Visualize the relationship between body weight and island of penguins. Also calculate the average body weight per island.

Model - fit

Fit a linear regression model predicting body weight from island and display the results. Why is Biscoe not on the output?

Model - interpret

\[ \widehat{body~mass} = 4716 - 1003 \times islandDream - 1010 \times islandTorgersen \]

  • Intercept: Penguins from Biscoe island are expected to weigh, on average, 4,716 grams.

  • Slope - islandDream: Penguins from Dream island are expected to weigh, on average, 1,003 grams less than those from Biscoe island.
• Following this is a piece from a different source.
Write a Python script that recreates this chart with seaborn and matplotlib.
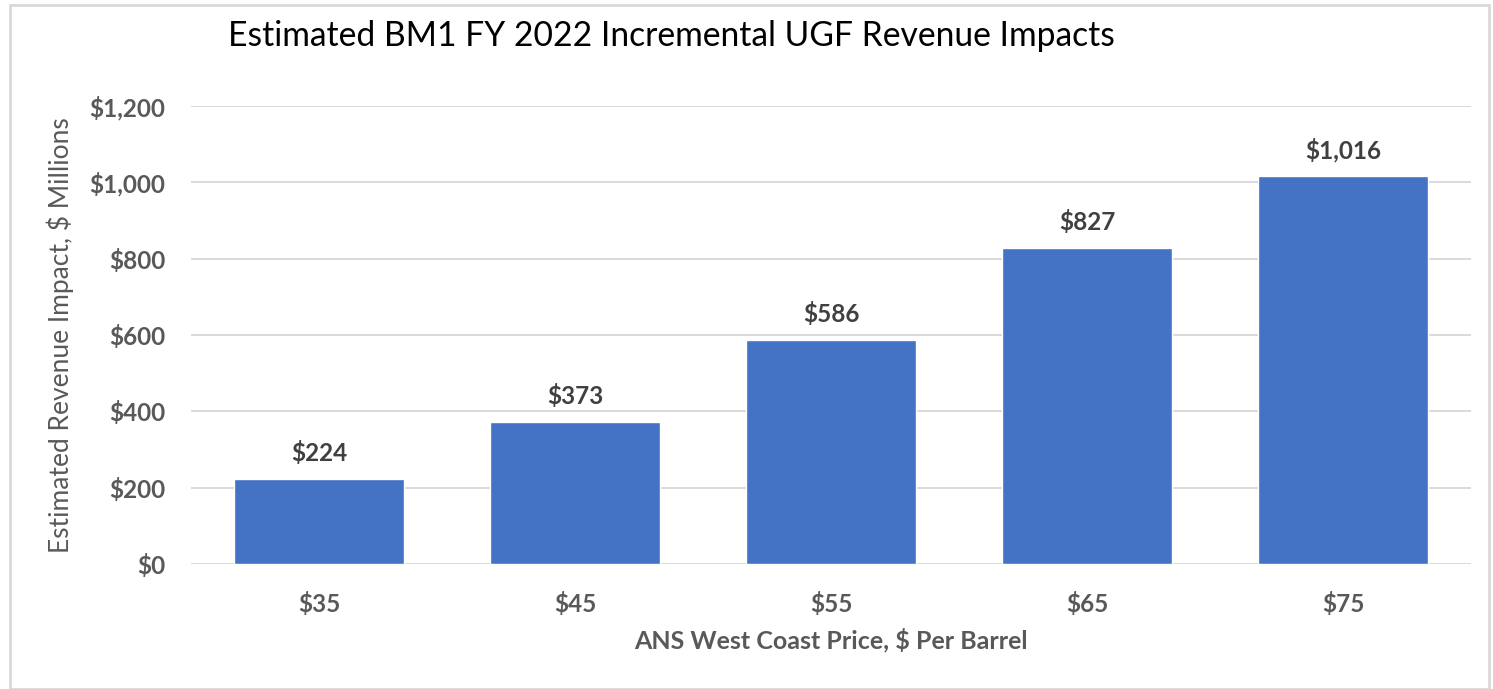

  • Slope - islandTorgersen: Penguins from Torgersen island are expected to weigh, on average, 1,010 grams less than those from Biscoe island.

Model - predict

What is the predicted body weight of a penguin on Biscoe island? What are the estimated body weights of penguins on Dream and Torgersen islands? Where have we seen these values before?

Model - predict

Calculate the predicted body weights of penguins on Biscoe, Dream, and Torgersen islands by hand.

\[ \widehat{body~mass} = 4716 - 1003 \times islandDream - 1010 \times islandTorgersen \]

  • Biscoe: \(\widehat{body~mass} = 4716 - 1003 \times 0 - 1010 \times 0 = 4716\)
  • Dream: \(\widehat{body~mass} = 4716 - 1003 \times 1 - 1010 \times 0 = 3713\)
  • Torgersen: \(\widehat{body~mass} = 4716 - 1003 \times 0 - 1010 \times 1 = 3706\)

Models with categorical predictors

  • When the categorical predictor has many levels, they’re encoded to dummy variables.

  • The first level of the categorical variable is the baseline level. In a model with one categorical predictor, the intercept is the predicted value of the outcome for the baseline level (x = 0).

  • Each slope coefficient describes the difference between the predicted value of the outcome for that level of the categorical variable compared to the baseline level.